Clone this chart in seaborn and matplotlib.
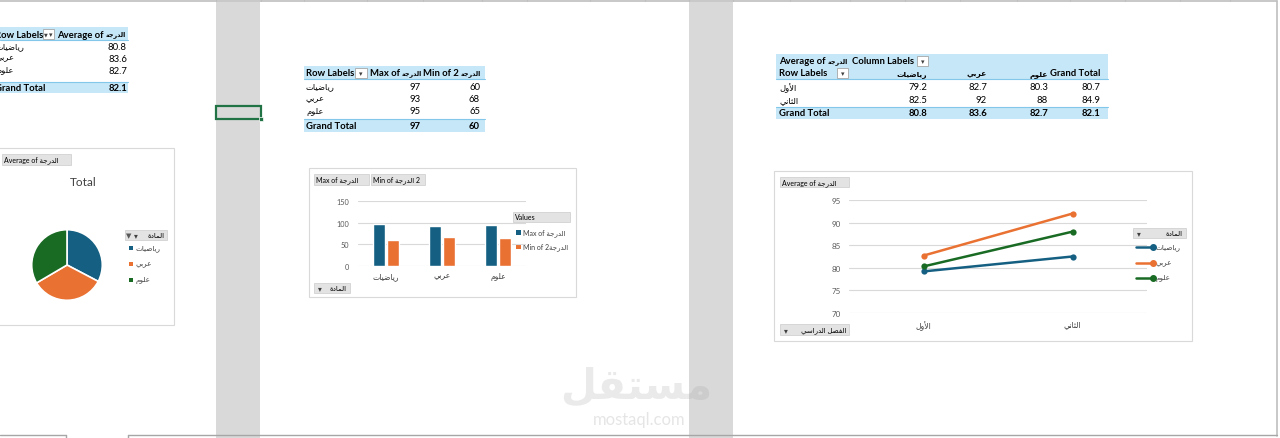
import matplotlib
matplotlib.use('Agg')
import pandas as pd
import matplotlib.pyplot as plt
from matplotlib.patches import Rectangle
import seaborn as sns

sns.set_theme(style='white')
plt.rcParams['font.family'] = ['Lato', 'DejaVu Sans']
plt.rcParams['axes.unicode_minus'] = False

# Data
subjects = ['رياضيات', 'عربي', 'علوم']
avg_by_subject = [80.8, 83.6, 82.7]
avg_grand_total = 82.1
max_by_subject = [97, 93, 95]
min_by_subject = [60, 68, 65]
max_grand_total = 97
min_grand_total = 60
semesters = ['الأول', 'الثاني']
avg_first_sem = [79.2, 82.7, 80.3]
avg_second_sem = [82.5, 92, 88]
avg_by_semester = [80.7, 84.9]
subject_colors = ['#156082', '#E97132', '#196B24']
bar_colors = ['#156082', '#E97132']

# --- minimal arabic shaping (matplotlib draws glyphs left to right, no joining) ---
FORMS = {
    'أ': (0xFE83, 0xFE84), 'ا': (0xFE8D, 0xFE8E), 'ة': (0xFE93, 0xFE94),
    'د': (0xFEA9, 0xFEAA), 'ر': (0xFEAD, 0xFEAE), 'و': (0xFEED, 0xFEEE),
    'ب': (0xFE8F, 0xFE90, 0xFE91, 0xFE92), 'ت': (0xFE95, 0xFE96, 0xFE97, 0xFE98),
    'ث': (0xFE99, 0xFE9A, 0xFE9B, 0xFE9C), 'ج': (0xFE9D, 0xFE9E, 0xFE9F, 0xFEA0),
    'س': (0xFEB1, 0xFEB2, 0xFEB3, 0xFEB4), 'ص': (0xFEB9, 0xFEBA, 0xFEBB, 0xFEBC),
    'ض': (0xFEBD, 0xFEBE, 0xFEBF, 0xFEC0), 'ع': (0xFEC9, 0xFECA, 0xFECB, 0xFECC),
    'ف': (0xFED1, 0xFED2, 0xFED3, 0xFED4), 'ق': (0xFED5, 0xFED6, 0xFED7, 0xFED8),
    'ل': (0xFEDD, 0xFEDE, 0xFEDF, 0xFEE0), 'م': (0xFEE1, 0xFEE2, 0xFEE3, 0xFEE4),
    'ن': (0xFEE5, 0xFEE6, 0xFEE7, 0xFEE8), 'ي': (0xFEF1, 0xFEF2, 0xFEF3, 0xFEF4),
}
LAM_ALEF = {'ا': (0xFEFB, 0xFEFC), 'أ': (0xFEF7, 0xFEF8)}


def ar(word):
    out = []
    i = 0
    n = len(word)
    while i < n:
        c = word[i]
        if c not in FORMS:
            out.append(c)
            i += 1
            continue
        prev = word[i - 1] if i > 0 else ''
        link_prev = prev in FORMS and len(FORMS[prev]) == 4
        if c == 'ل' and i + 1 < n and word[i + 1] in LAM_ALEF:
            lig = LAM_ALEF[word[i + 1]]
            out.append(chr(lig[1] if link_prev else lig[0]))
            i += 2
            continue
        nxt = word[i + 1] if i + 1 < n else ''
        f = FORMS[c]
        link_next = len(f) == 4 and nxt in FORMS
        if link_prev and link_next:
            code = f[3]
        elif link_prev:
            code = f[1]
        elif link_next:
            code = f[2]
        else:
            code = f[0]
        out.append(chr(code))
        i += 1
    return ''.join(reversed(out))


DARAJA = ar('الدرجة')
MADDA = ar('المادة')
subj_disp = [ar(s) for s in subjects]
sem_disp = [ar(s) for s in semesters]

# --- canvas in pixel coordinates ---
W, H = 1280, 439
fig = plt.figure(figsize=(12.8, 4.39), dpi=100)
fig.patch.set_facecolor('white')
bg = fig.add_axes([0, 0, 1, 1])
bg.set_xlim(0, W)
bg.set_ylim(H, 0)
bg.axis('off')
renderer = fig.canvas.get_renderer()

HDR = '#c6e7f7'
HLINE = '#83c8ea'
GRID = '#d9d9d9'
TICK = '#595959'
FS = 6.8    # table text
AFS = 6.0   # arabic row labels
HAFS = 4.6  # arabic field name inside headers


def px_axes(x0, y0, x1, y1):
    return fig.add_axes([x0 / W, 1 - y1 / H, (x1 - x0) / W, (y1 - y0) / H])


def rect(x0, y0, x1, y1, fc, ec='none', lw=0.8, z=1):
    bg.add_patch(Rectangle((x0, y0), x1 - x0, y1 - y0, facecolor=fc,
                           edgecolor=ec, linewidth=lw, zorder=z))


def txt(x, y, s, ha='left', size=FS, bold=False, color='black', z=5):
    return bg.text(x, y, s, ha=ha, va='center', fontsize=size, color=color, zorder=z,
                   fontweight='bold' if bold else 'normal')


def width(t):
    return t.get_window_extent(renderer=renderer).width


def mixed(x, y, latin, arabic, ha='left'):
    # bold latin caption followed by a small arabic field name
    if ha == 'left':
        t = txt(x, y, latin, bold=True)
        txt(x + width(t) + 2, y, arabic, size=HAFS, bold=True)
    else:
        t = txt(x, y, arabic, ha='right', size=HAFS, bold=True)
        txt(x - width(t) - 2, y, latin, ha='right', bold=True)


def dropdown(x0, y0, x1, y1, filt=False):
    rect(x0, y0, x1, y1, 'white', '#a6a6a6', 0.6, 6)
    txt((x0 + x1) / 2 + (1.8 if filt else 0), (y0 + y1) / 2, '▾', ha='center', size=5, color='#404040', z=7)
    if filt:
        txt(x0 + 3, (y0 + y1) / 2, '▼', ha='center', size=3.5, color='#404040', z=7)


def button(x0, y0, x1, y1, label, arrow=False, filt=False):
    rect(x0, y0, x1, y1, '#e3e3e3', '#cccccc', 0.5, 6)
    ym = (y0 + y1) / 2
    if arrow:
        if filt:
            txt(x0 + 4, ym, '▼', ha='center', size=5, color='#595959', z=7)
            txt(x0 + 11, ym, '▾', ha='center', size=5.5, color='#404040', z=7)
        else:
            txt(x0 + 6, ym, '▾', ha='center', size=5.5, color='#404040', z=7)
        txt(x1 - 3, ym, label, ha='right', size=5, z=7)
    else:
        txt(x0 + 2, ym, label, size=5, z=7)


def fmt(v):
    return f'{v:g}'


# sheet chrome: column header line, grey hidden columns, selected cell, bottom bar
bg.plot([0, 1277], [2, 2], color='#bfbfbf', lw=1.2, zorder=2)
for cx in [216, 261, 304, 367, 423, 482, 527, 590, 645, 689, 733, 790, 850, 905, 960, 1017, 1070, 1125, 1180, 1230]:
    bg.plot([cx, cx], [0, 2], color='#bfbfbf', lw=0.8, zorder=2)
rect(216, 3, 260, 439, '#d9d9d9', z=1)
rect(689, 3, 733, 439, '#d9d9d9', z=1)
rect(215.5, 106.5, 260.5, 120, 'none', '#217346', 1.6, 4)
rect(258.5, 118, 262.5, 122, '#217346', 'white', 0.5, 4)
bg.plot([1277, 1277], [2, 437], color='#bfbfbf', lw=1.2, zorder=2)
bg.plot([0, 66], [436.5, 436.5], color='#a6a6a6', lw=1, zorder=2)
bg.plot([128, 1277], [436.5, 436.5], color='#a6a6a6', lw=1, zorder=2)
bg.plot([66, 66], [436.5, 439], color='#a6a6a6', lw=1, zorder=2)
bg.plot([128, 128], [436.5, 439], color='#a6a6a6', lw=1, zorder=2)

# === Table 1: Average by subject ===
rect(0, 28, 128, 41, HDR, z=2)
bg.plot([0, 128], [41, 41], color=HLINE, lw=0.8, zorder=3)
txt(-5, 35, 'Row Labels', bold=True)
dropdown(43, 29.5, 54, 40, filt=True)
mixed(57, 35, 'Average of', DARAJA)
for i, (s, v) in enumerate(zip(subj_disp, avg_by_subject)):
    y = 47 + i * 12
    txt(-4, y, s, size=AFS)
    txt(127, y, fmt(v), ha='right')
rect(0, 83, 128, 94, HDR, z=2)
bg.plot([0, 128], [83, 83], color=HLINE, lw=0.8, zorder=3)
txt(-5, 88.5, 'Grand Total', bold=True)
txt(127, 88.5, fmt(avg_grand_total), ha='right', bold=True)

# === Table 2: Max / Min by subject ===
rect(304, 67, 485, 80, HDR, z=2)
bg.plot([304, 485], [80, 80], color=HLINE, lw=0.8, zorder=3)
txt(306, 74, 'Row Labels', bold=True)
dropdown(355, 68.5, 367, 79)
mixed(422, 74, 'Max of', DARAJA, ha='right')
mixed(481, 74, 'Min of 2', DARAJA, ha='right')
for i, s in enumerate(subj_disp):
    y = 87 + i * 12.5
    txt(306, y, s, size=AFS)
    txt(421, y, fmt(max_by_subject[i]), ha='right')
    txt(480, y, fmt(min_by_subject[i]), ha='right')
rect(304, 120, 485, 133, HDR, z=2)
bg.plot([304, 485], [120, 120], color=HLINE, lw=0.8, zorder=3)
txt(306, 127, 'Grand Total', bold=True)
txt(421, 127, fmt(max_grand_total), ha='right', bold=True)
txt(480, 127, fmt(min_grand_total), ha='right', bold=True)

# === Table 3: Average by semester x subject ===
rect(776, 55, 1108, 80, HDR, z=2)
bg.plot([776, 1108], [80, 80], color=HLINE, lw=0.8, zorder=3)
mixed(779, 61.5, 'Average of', DARAJA)
txt(852, 61.5, 'Column Labels', bold=True)
dropdown(917, 56.5, 928, 67)
txt(779, 74, 'Row Labels', bold=True)
dropdown(837, 68.5, 848, 79)
col_x = [927, 987, 1048, 1100]
for s, cx in zip(subj_disp, col_x):
    txt(cx, 74, s, ha='right', size=AFS - 0.6, bold=True)
txt(col_x[3], 74, 'Grand Total', ha='right', bold=True)
for r, (s, vals, tot) in enumerate(zip(sem_disp, [avg_first_sem, avg_second_sem], avg_by_semester)):
    y = 88 + r * 13
    txt(779, y, s, size=AFS)
    for v, cx in zip(vals + [tot], col_x):
        txt(cx, y, fmt(v), ha='right')
rect(776, 108, 1108, 120, HDR, z=2)
bg.plot([776, 1108], [108, 108], color=HLINE, lw=0.8, zorder=3)
txt(779, 114, 'Grand Total', bold=True)
for v, cx in zip(avg_by_subject + [avg_grand_total], col_x):
    txt(cx, 114, fmt(v), ha='right', bold=True)

# === Chart 1: pie ===
rect(-2, 149, 174, 326, 'white', GRID, 0.8, 2)
button(2, 155, 71, 166, 'Average of ' + DARAJA)
txt(83, 183, 'Total', ha='center', size=8.5, color='#404040')
ax_pie = px_axes(31, 230, 103, 302)
ax_pie.pie(avg_by_subject, colors=subject_colors, startangle=90, counterclock=False,
           radius=1, wedgeprops=dict(edgecolor='white', linewidth=1.2))
ax_pie.set_xlim(-1.02, 1.02)
ax_pie.set_ylim(-1.02, 1.02)
ax_pie.set_aspect('equal')
ax_pie.axis('off')
button(125, 231, 167, 241, MADDA, arrow=True, filt=True)
for i, s in enumerate(subj_disp):
    y = 249 + i * 16
    rect(129, y - 2, 133, y + 2, subject_colors[i], z=6)
    txt(135, y, s, size=5.2, color='#404040')

# === Chart 2: bars (max / min) ===
rect(309, 169, 576, 298, 'white', GRID, 0.8, 2)
button(314, 175, 369, 186, 'Max of ' + DARAJA)
button(371, 175, 425, 186, 'Min of ' + DARAJA + ' 2')
stat_names = ['Max of ' + DARAJA, 'Min of 2' + DARAJA]
bar_df = pd.DataFrame({
    'subject': subj_disp * 2,
    'stat': [stat_names[0]] * 3 + [stat_names[1]] * 3,
    'value': max_by_subject + min_by_subject,
})
ax_bar = px_axes(358, 202, 526, 267)
sns.barplot(data=bar_df, x='subject', y='value', hue='stat', hue_order=stat_names,
            palette=bar_colors, width=0.52, gap=0.15, saturation=1, legend=False, ax=ax_bar)
ax_bar.set_facecolor('none')
ax_bar.set_ylim(0, 150)
ax_bar.set_yticks([0, 50, 100, 150])
ax_bar.yaxis.grid(True, color=GRID, lw=0.8)
ax_bar.set_axisbelow(True)
ax_bar.set_xlabel('')
ax_bar.set_ylabel('')
sns.despine(ax=ax_bar, left=True, bottom=True)
ax_bar.tick_params(axis='y', length=0, pad=6.5, labelsize=5.3, labelcolor=TICK)
ax_bar.tick_params(axis='x', length=0, pad=4.5, labelsize=5.5, labelcolor='#404040')
button(513, 213, 570, 223, 'Values')
for i, s in enumerate(stat_names):
    y = 233 + i * 14
    rect(516, y - 2.5, 521, y + 2.5, bar_colors[i], z=6)
    txt(523, y, s, size=5, color='#404040')
button(314, 284, 350, 294, MADDA, arrow=True)

# === Chart 3: lines by semester ===
rect(774, 172, 1192, 342, 'white', GRID, 0.8, 2)
button(780, 178, 849, 188, 'Average of ' + DARAJA)
line_df = pd.DataFrame({
    'semester': sem_disp * 3,
    'subject': [s for s in subj_disp for _ in sem_disp],
    'value': [v for pair in zip(avg_first_sem, avg_second_sem) for v in pair],
})
ax_line = px_axes(849, 201, 1147, 314)
sns.lineplot(data=line_df, x='semester', y='value', hue='subject', hue_order=subj_disp,
             palette=subject_colors, marker='o', markersize=4.5, markeredgewidth=0,
             linewidth=1.8, sort=False, legend=False, ax=ax_line)
ax_line.set_facecolor('none')
ax_line.set_xlim(-0.5, 1.5)
ax_line.set_ylim(70, 95)
ax_line.set_yticks([70, 75, 80, 85, 90, 95])
ax_line.yaxis.grid(True, color=GRID, lw=0.8)
ax_line.xaxis.grid(False)
ax_line.set_axisbelow(True)
ax_line.set_xlabel('')
ax_line.set_ylabel('')
sns.despine(ax=ax_line, left=True, bottom=True)
ax_line.tick_params(axis='y', length=0, pad=6, labelsize=5.8, labelcolor=TICK)
ax_line.tick_params(axis='x', length=0, pad=5, labelsize=5.5, labelcolor='#404040')
button(1133, 229, 1186, 239, MADDA, arrow=True)
for i, s in enumerate(subj_disp):
    y = 248 + i * 15.5
    bg.plot([1136, 1153], [y, y], color=subject_colors[i], lw=1.8, zorder=6)
    bg.plot([1153], [y], 'o', color=subject_colors[i], ms=4, zorder=6)
    txt(1156, y, s, size=5.2, color='#404040')
button(780, 325, 849, 336, ar('الفصل الدراسي'), arrow=True)

# watermark
bg.text(636, 386, ar('مستقل'), ha='center', va='center', fontsize=30, fontweight='bold',
        family='DejaVu Sans', color='#9a9a9a', alpha=0.2, zorder=8)
bg.text(639, 420, 'mostaql.com', ha='center', va='center', fontsize=12,
        color='#9a9a9a', alpha=0.25, zorder=8)

fig.savefig('out.png', dpi=100, facecolor='white')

####

▶ Task goal
Only the number is wanted: how many lines of the data contain the word "matplotlib"?

▶ The result
6